Voilà pour la théorie. En pratique, prendre des décisions de ce genre a un prix, parfois astronomique. Déclarer dangereuse une zone constructible dans une station huppée fera chuter le prix de ces terrains. Politiquement, c’est une décision difficile à prendre, sur la base d’un seul scénario catastrophe.
5 – Une manifestation autorisée dégénère et crée des dégâts…
Ces dernières années, plusieurs grands rassemblements populaires, organisés à Lausanne, se sont soldés par des violences. Deux étaient politiques, lors des passages du leader de l’UDC Christoph Blocher. Un autre découlait d’un divertissement, l’an dernier, à pareille époque, quand la disco du Nouvel-An s’est terminée en baston… Un particulier, victime de casseurs ou de voleurs, peut-il se retourner contre la ville qui a autorisé la manifestation?
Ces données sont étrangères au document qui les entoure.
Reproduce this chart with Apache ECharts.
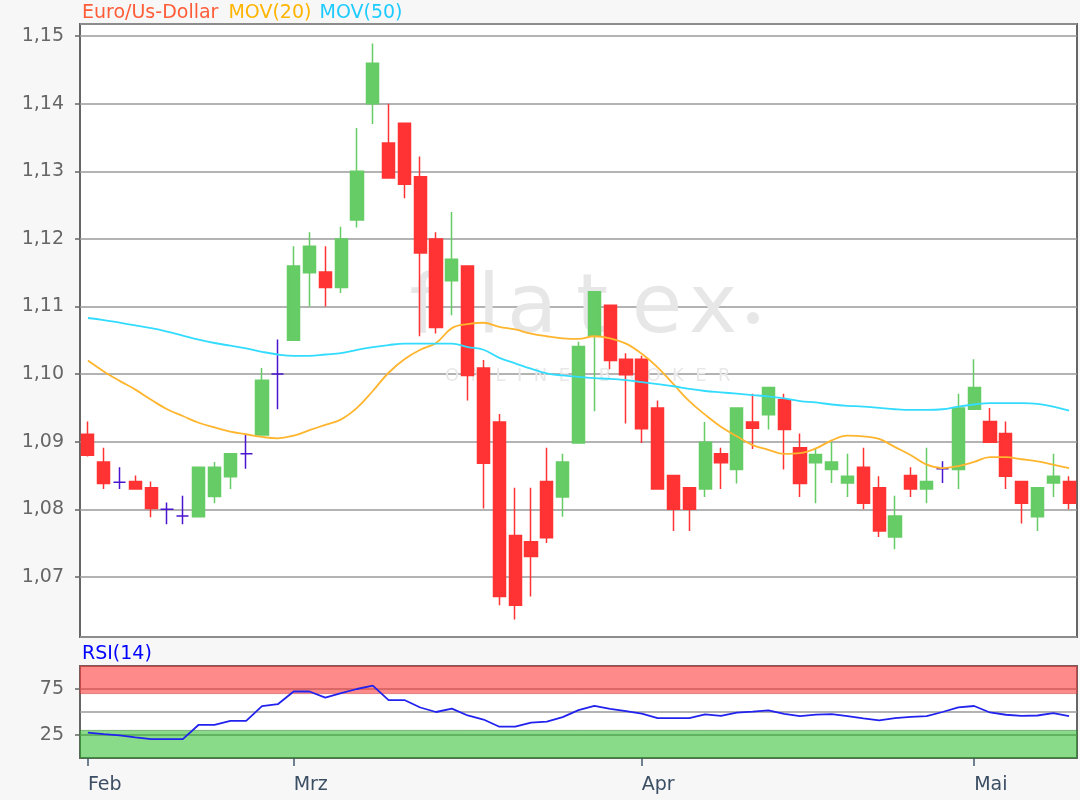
<!DOCTYPE html>
<html>
<head>
<meta charset="utf-8">
<script src="https://cdn.jsdelivr.net/npm/echarts@6/dist/echarts.min.js"></script>
<style>
  html, body { margin: 0; padding: 0; background: #f7f7f7; }
  #chart { width: 1080px; height: 800px; }
</style>
</head>
<body>
<div id="chart"></div>
<script>
// trading days shown on the chart
const days = [
  '2020-02-12', '2020-02-13', '2020-02-14', '2020-02-17', '2020-02-18', '2020-02-19', '2020-02-20',
  '2020-02-21', '2020-02-24', '2020-02-25', '2020-02-26', '2020-02-27', '2020-02-28',
  '2020-03-02', '2020-03-03', '2020-03-04', '2020-03-05', '2020-03-06', '2020-03-09', '2020-03-10',
  '2020-03-11', '2020-03-12', '2020-03-13', '2020-03-16', '2020-03-17', '2020-03-18', '2020-03-19',
  '2020-03-20', '2020-03-23', '2020-03-24', '2020-03-25', '2020-03-26', '2020-03-27', '2020-03-30',
  '2020-03-31',
  '2020-04-01', '2020-04-02', '2020-04-03', '2020-04-06', '2020-04-07', '2020-04-08', '2020-04-09',
  '2020-04-13', '2020-04-14', '2020-04-15', '2020-04-16', '2020-04-17', '2020-04-20', '2020-04-21',
  '2020-04-22', '2020-04-23', '2020-04-24', '2020-04-27', '2020-04-28', '2020-04-29', '2020-04-30',
  '2020-05-01', '2020-05-04', '2020-05-05', '2020-05-06', '2020-05-07', '2020-05-08', '2020-05-11'
];
const monthNames = {'01': 'Jan', '02': 'Feb', '03': 'Mrz', '04': 'Apr', '05': 'Mai'};

const open = [
  1.0911, 1.0870, 1.0840, 1.0841, 1.0832, 1.0800, 1.0790, 1.0789, 1.0819, 1.0848, 1.0882, 1.0910, 1.1000,
  1.1050, 1.1150, 1.1151, 1.1128, 1.1228, 1.1400, 1.1342, 1.1371, 1.1292, 1.1200, 1.1138, 1.1160, 1.1009,
  1.0929, 1.0761, 1.0752, 1.0841, 1.0818, 1.0898, 1.1056, 1.1102, 1.1022,
  1.1022, 1.0950, 1.0850, 1.0832, 1.0830, 1.0882, 1.0859, 1.0929, 1.0940, 1.0962, 1.0891, 1.0869, 1.0859,
  1.0839, 1.0862, 1.0832, 1.0759, 1.0850, 1.0830, 1.0860, 1.0859,
  1.0948, 1.0930, 1.0912, 1.0841, 1.0789, 1.0839, 1.0841
];
const close = [
  1.0880, 1.0838, 1.0840, 1.0830, 1.0801, 1.0800, 1.0790, 1.0862, 1.0862, 1.0882, 1.0882, 1.0991, 1.1000,
  1.1160, 1.1189, 1.1128, 1.1200, 1.1300, 1.1460, 1.1290, 1.1281, 1.1179, 1.1069, 1.1170, 1.0998, 1.0868,
  1.0671, 1.0658, 1.0730, 1.0758, 1.0870, 1.1041, 1.1122, 1.1020, 1.0999,
  1.0919, 1.0830, 1.0800, 1.0800, 1.0899, 1.0869, 1.0950, 1.0920, 1.0980, 1.0918, 1.0838, 1.0881, 1.0870,
  1.0849, 1.0809, 1.0768, 1.0790, 1.0830, 1.0841, 1.0860, 1.0950,
  1.0980, 1.0899, 1.0849, 1.0809, 1.0832, 1.0849, 1.0809
];
const low = [
  1.0878, 1.0830, 1.0830, 1.0830, 1.0788, 1.0778, 1.0778, 1.0789, 1.0809, 1.0830, 1.0860, 1.0910, 1.0948,
  1.1050, 1.1100, 1.1100, 1.1120, 1.1217, 1.1370, 1.1290, 1.1260, 1.1056, 1.1060, 1.1087, 1.0961, 1.0801,
  1.0658, 1.0637, 1.0671, 1.0750, 1.0789, 1.0898, 1.0945, 1.1007, 1.0927,
  1.0898, 1.0830, 1.0768, 1.0768, 1.0818, 1.0830, 1.0838, 1.0889, 1.0918, 1.0859, 1.0818, 1.0809, 1.0839,
  1.0818, 1.0800, 1.0759, 1.0741, 1.0818, 1.0809, 1.0839, 1.0830,
  1.0948, 1.0899, 1.0830, 1.0779, 1.0768, 1.0818, 1.0800
];
const high = [
  1.0930, 1.0891, 1.0862, 1.0850, 1.0841, 1.0810, 1.0820, 1.0862, 1.0870, 1.0882, 1.0910, 1.1009, 1.1051,
  1.1189, 1.1210, 1.1189, 1.1218, 1.1364, 1.1489, 1.1400, 1.1371, 1.1322, 1.1210, 1.1240, 1.1160, 1.1021,
  1.0941, 1.0832, 1.0832, 1.0891, 1.0882, 1.1048, 1.1122, 1.1102, 1.1031,
  1.1027, 1.0961, 1.0850, 1.0832, 1.0929, 1.0891, 1.0950, 1.0971, 1.0980, 1.0971, 1.0912, 1.0890, 1.0900,
  1.0882, 1.0891, 1.0849, 1.0820, 1.0862, 1.0891, 1.0871, 1.0971,
  1.1022, 1.0950, 1.0930, 1.0841, 1.0832, 1.0882, 1.0849
];
const mov20 = [
  1.1020, 1.1004, 1.0990, 1.0977, 1.0962, 1.0948, 1.0938, 1.0928, 1.0921, 1.0915, 1.0911, 1.0907, 1.0905,
  1.0909, 1.0917, 1.0925, 1.0933, 1.0950, 1.0975, 1.1002, 1.1022, 1.1036, 1.1046, 1.1068, 1.1074, 1.1076,
  1.1070, 1.1066, 1.1060, 1.1056, 1.1053, 1.1052, 1.1056, 1.1053, 1.1045,
  1.1030, 1.1010, 1.0985, 1.0960, 1.0940, 1.0922, 1.0908, 1.0895, 1.0888, 1.0882, 1.0883, 1.0890, 1.0902,
  1.0909, 1.0908, 1.0904, 1.0892, 1.0880, 1.0866, 1.0861, 1.0864,
  1.0870, 1.0877, 1.0877, 1.0874, 1.0871, 1.0866, 1.0861
];
const mov50 = [
  1.1083, 1.1080, 1.1076, 1.1072, 1.1068, 1.1063, 1.1057, 1.1051, 1.1046, 1.1042, 1.1038, 1.1033, 1.1029,
  1.1027, 1.1027, 1.1029, 1.1031, 1.1036, 1.1040, 1.1043, 1.1045, 1.1045, 1.1045, 1.1045, 1.1040, 1.1036,
  1.1024, 1.1016, 1.1008, 1.1001, 1.0998, 1.0996, 1.0994, 1.0993, 1.0991,
  1.0988, 1.0985, 1.0982, 1.0978, 1.0975, 1.0973, 1.0971, 1.0969, 1.0967, 1.0964, 1.0960, 1.0958, 1.0955,
  1.0953, 1.0952, 1.0950, 1.0948, 1.0947, 1.0947, 1.0948, 1.0952,
  1.0955, 1.0957, 1.0957, 1.0957, 1.0956, 1.0952, 1.0946
];
const rsi = [
  27.6, 26.0, 24.5, 22.5, 20.6, 20.6, 20.6, 36.1, 36.1, 40.3, 40.3, 56.3, 58.5,
  72.3, 72.3, 65.6, 70.5, 75.0, 78.7, 63.0, 63.0, 54.9, 50.0, 53.7, 46.2, 41.8,
  34.0, 34.0, 38.4, 39.5, 44.5, 52.0, 56.7, 53.5, 51.0,
  48.2, 43.3, 43.3, 43.3, 47.5, 45.8, 49.4, 50.5, 51.8, 48.0, 45.6, 47.2, 47.6,
  45.6, 43.0, 40.9, 43.3, 44.8, 45.6, 50.0, 55.0,
  56.5, 49.5, 47.0, 45.8, 46.2, 48.8, 45.6
];
const rsiLabels = [25, 75];
const rsiMid = 50;
const overbought = [70, 100];
const oversold = [0, 30];

const font = 'DejaVu Sans';
const fontSize = 19;
const candles = days.map((d, i) => [open[i], close[i], low[i], high[i]]);
const monthOf = (d) => d.slice(5, 7);
const isMonthStart = (i) => i === 0 || monthOf(days[i]) !== monthOf(days[i - 1]);

// light watermark of the broker logo, letter by letter
const logo = [['f', 424], ['l', 489], ['a', 532], ['t', 592], ['e', 657], ['x', 713]];
const watermark = logo.map(([ch, cx]) => ({
  type: 'text', x: cx, y: 270, z: 1, silent: true,
  style: {text: ch, font: '82px "DejaVu Sans"', fill: '#e7e7e7', align: 'center', verticalAlign: 'top'}
}));
watermark.push(
  {type: 'circle', x: 753, y: 318, z: 1, silent: true, shape: {r: 6}, style: {fill: '#e7e7e7'}},
  {
    type: 'text', x: 445, y: 367, z: 1, silent: true,
    style: {text: 'O  N  L  I  N  E     B  R  O  K  E  R', font: '18px "DejaVu Sans"', fill: '#e8e8e8'}
  }
);

const chart = echarts.init(document.getElementById('chart'), null, {renderer: 'canvas'});

const option = {
  backgroundColor: '#f7f7f7',
  animation: false,
  title: [
    {
      left: 82,
      top: 4,
      padding: 0,
      text: '{a|Euro/Us-Dollar} {b|MOV(20)} {c|MOV(50)}',
      textStyle: {
        fontFamily: font,
        fontSize: fontSize,
        fontWeight: 'normal',
        rich: {
          a: {color: '#ff5c38', fontFamily: font, fontSize: fontSize},
          b: {color: '#ffb400', fontFamily: font, fontSize: fontSize, padding: [0, 0, 0, 4]},
          c: {color: '#1ecbff', fontFamily: font, fontSize: fontSize, padding: [0, 0, 0, 2]}
        }
      }
    },
    {
      left: 82,
      top: 645,
      padding: 0,
      text: 'RSI(14)',
      textStyle: {color: '#0000ff', fontFamily: font, fontSize: fontSize, fontWeight: 'normal'}
    }
  ],
  graphic: watermark,
  grid: [
    {left: 80, right: 3, top: 24, bottom: 163, show: true, backgroundColor: '#ffffff', borderColor: '#666', borderWidth: 2},
    {left: 80, right: 3, top: 666, height: 92, show: true, backgroundColor: '#ffffff', borderColor: '#666', borderWidth: 2}
  ],
  xAxis: [
    {
      type: 'category', gridIndex: 0, data: days, boundaryGap: true,
      axisLine: {show: false}, axisTick: {show: false}, axisLabel: {show: false}, splitLine: {show: false}
    },
    {
      type: 'category', gridIndex: 1, data: days, boundaryGap: true,
      axisLine: {show: false},
      axisTick: {
        show: true, alignWithLabel: true, length: 8,
        interval: (i) => isMonthStart(i),
        lineStyle: {color: '#465a6e', width: 1.5}
      },
      axisLabel: {
        interval: (i) => isMonthStart(i),
        formatter: (v) => monthNames[monthOf(v)],
        align: 'left', margin: 18,
        color: '#3b4e63', fontFamily: font, fontSize: fontSize
      },
      splitLine: {show: false}
    }
  ],
  yAxis: [
    {
      type: 'value', gridIndex: 0, scale: true,
      min: 1.0611, max: 1.1518, splitNumber: 9, minInterval: 0.01, maxInterval: 0.01,
      axisLine: {show: false},
      axisTick: {show: true, length: 5, lineStyle: {color: '#666', width: 1.5}},
      axisLabel: {
        formatter: (v) => v.toFixed(2).replace('.', ','),
        showMinLabel: false, showMaxLabel: false,
        margin: 16, color: '#666', fontFamily: font, fontSize: fontSize
      },
      splitLine: {lineStyle: {color: '#9a9a9a', width: 1.5}}
    },
    {
      type: 'value', gridIndex: 1, min: 0, max: 100, interval: 25,
      axisLine: {show: false},
      axisTick: {show: true, length: 5, customValues: rsiLabels, lineStyle: {color: '#666', width: 1.5}},
      axisLabel: {
        customValues: rsiLabels,
        formatter: (v) => (rsiLabels.includes(v) ? String(v) : ''),
        margin: 16, color: '#666', fontFamily: font, fontSize: fontSize
      },
      splitLine: {lineStyle: {color: '#8a8a8a', width: 1.5}}
    }
  ],
  series: [
    {
      name: 'Euro/Us-Dollar',
      type: 'candlestick',
      xAxisIndex: 0, yAxisIndex: 0,
      data: candles,
      barWidth: '80%',
      z: 3,
      itemStyle: {
        color: '#66cc66', color0: '#ff3333',
        borderColor: '#66cc66', borderColor0: '#ff3333',
        borderColorDoji: '#4a14d0',
        borderWidth: 1.5
      }
    },
    {
      name: 'MOV(20)', type: 'line', xAxisIndex: 0, yAxisIndex: 0,
      data: mov20, smooth: 0.4, symbol: 'none', z: 4,
      lineStyle: {color: '#ffb52e', width: 1.8}
    },
    {
      name: 'MOV(50)', type: 'line', xAxisIndex: 0, yAxisIndex: 0,
      data: mov50, smooth: 0.4, symbol: 'none', z: 4,
      lineStyle: {color: '#33dcff', width: 1.8}
    },
    {
      name: 'RSI(14)', type: 'line', xAxisIndex: 1, yAxisIndex: 1,
      data: rsi, symbol: 'none', z: 5,
      lineStyle: {color: '#2222ee', width: 1.8},
      markArea: {
        silent: true,
        data: [
          [{yAxis: overbought[0], itemStyle: {color: 'rgba(255,60,60,0.6)', borderColor: 'rgba(200,60,60,0.5)', borderWidth: 1}}, {yAxis: overbought[1]}],
          [{yAxis: oversold[0], itemStyle: {color: 'rgba(40,190,40,0.55)', borderColor: 'rgba(40,120,40,0.5)', borderWidth: 1}}, {yAxis: oversold[1]}]
        ]
      },
      markLine: {
        silent: true, symbol: 'none', label: {show: false},
        lineStyle: {color: '#9a9a9a', type: 'solid', width: 1.5},
        data: [{yAxis: rsiMid}]
      }
    }
  ]
};

chart.setOption(option);
window.addEventListener('resize', () => {
  chart.resize();
});
</script>
</body>
</html>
Tout dépendra du risque habituellement toléré dans un cas de ce genre, et des mesures qui ont été prises, répond Laurent Moreillon. «Si la Municipalité recherche le risque zéro, elle doit dire aux anti-Blocher qu’il est interdit de défiler. Mais, avec de tels principes, on ne peut quasiment rien autoriser. Donc, plus logiquement, la Municipalité suivra le principe de prévention. Elle évaluera le risque et prendra des mesures pour éviter les dérapages. Si la ville ne s’est pas trompée de manière grossière dans son analyse, elle ne sera pas attaquable.»
En revanche, s’il n’y avait que trois agents au coin de la rue alors que la situation risquait clairement de dégénérer, ou, pire, si la police n’a rien fait, la ville sera responsable. Du moins, ce serait plaidable devant un tribunal, sur le plan civil et pénal, explique Laurent Moreillon. «Car la ville qui autorise la manifestation devient, de fait, co-organisatrice et donc co-responsable.»